Depending upon our decision we may have some MF code port over and change to
either an error or a changed semantic. If mainframe stuff arrives on this
tool with any of its probably few incidents of this, it might well have gone
through a flip-flop already.
Let me pull a quote out of context here to get to a slightly different angle
Again from William M. Klein
<<
NOTE: These compilers (as well as VS COBOL II) can be run with the CMPR2
compiler option. I would suggest NOT testing with that (even though some
sites still use it) because this put the compiler in ANS'74 mode - instead of
ANS'85 mode. (This isn't its official definition, but BASICALLY is what it
does.)
>>
I do agree with his point, it is the un-regressed behavior of the compilers
that is more important for our decision (although using them in regressed
mode might reveal what the original NOTs did). But for the sake of clarity.
Some of the multi-mode compilers survive as supported products into the next
millenium, ... for a while. A few people believe that a shop trying that is
about to contribute to a major expansion of demand for techincal laborers.
But the presence of code in that form is important. This project might
deliver something in 2000, and some code on mainframe might actually still be
the 'extended' COBOL '74 (by measn of a regressed compilation on a later
product).
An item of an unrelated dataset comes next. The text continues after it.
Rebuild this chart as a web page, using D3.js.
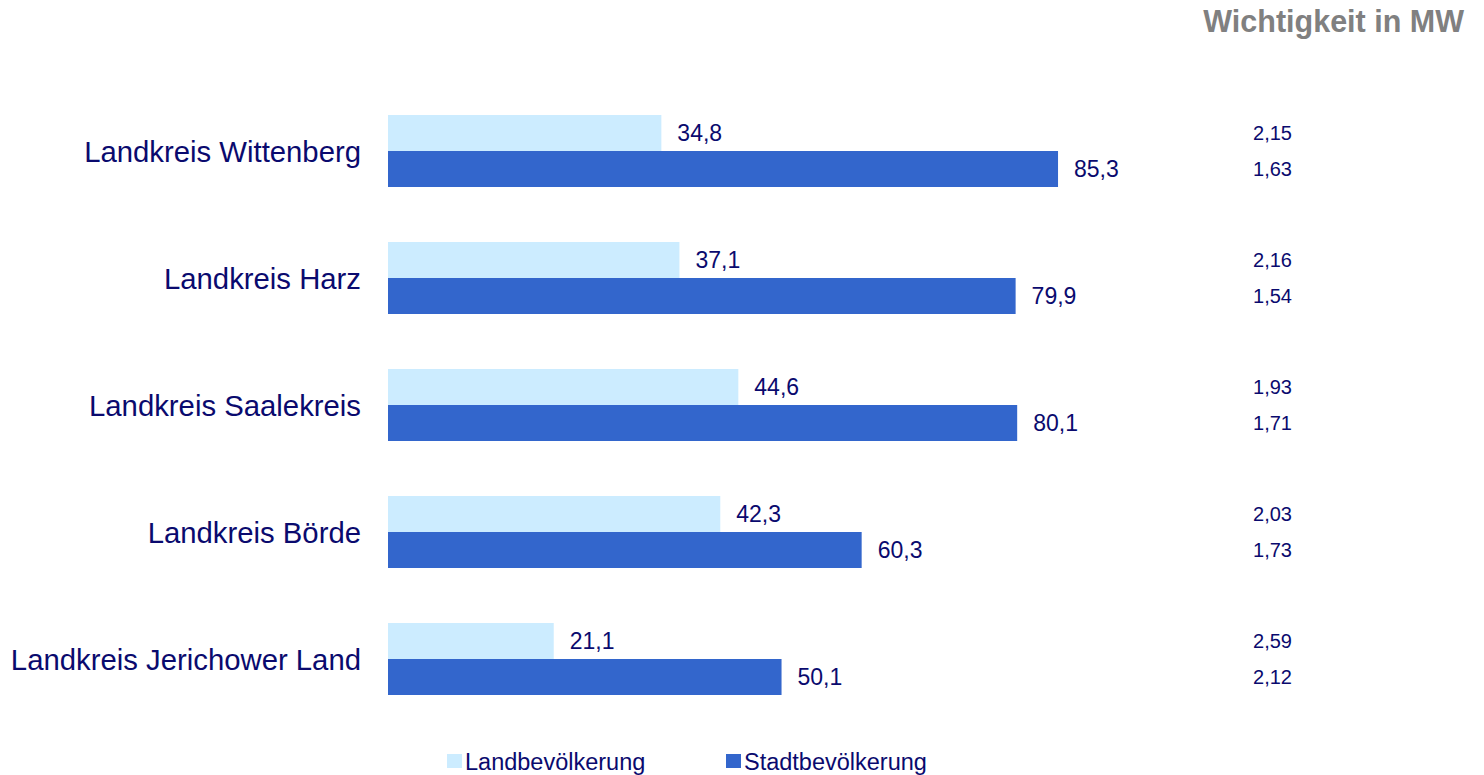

I don't think that argues for any difference in our decision on the
semantics of the nested conditionals; we just need to be able to help people
understand what is happening to them if they move to this compiler from that
older mainframe compilers ... then we become the lilly pad that the toads
leap to. Which is okay as long as they know what is happening. The incidence
of the NOT clauses is probably small, and there can be much bigger code
changes to make if these shops got into other vendor extensions, so the worst
case senarios actually involve major code review requirements to come across.
But one small point that may help clarify this, and I ask for broad comment
if there are those who see it clearly in their documentation. I am not sure
that all the COBOL for this-and-that
products allow the regress parm (COMPR2/NOCMPR2). There may be a clear end
date for support of the set of products that can regress (if the regress
feature is not in all of the really current compilers).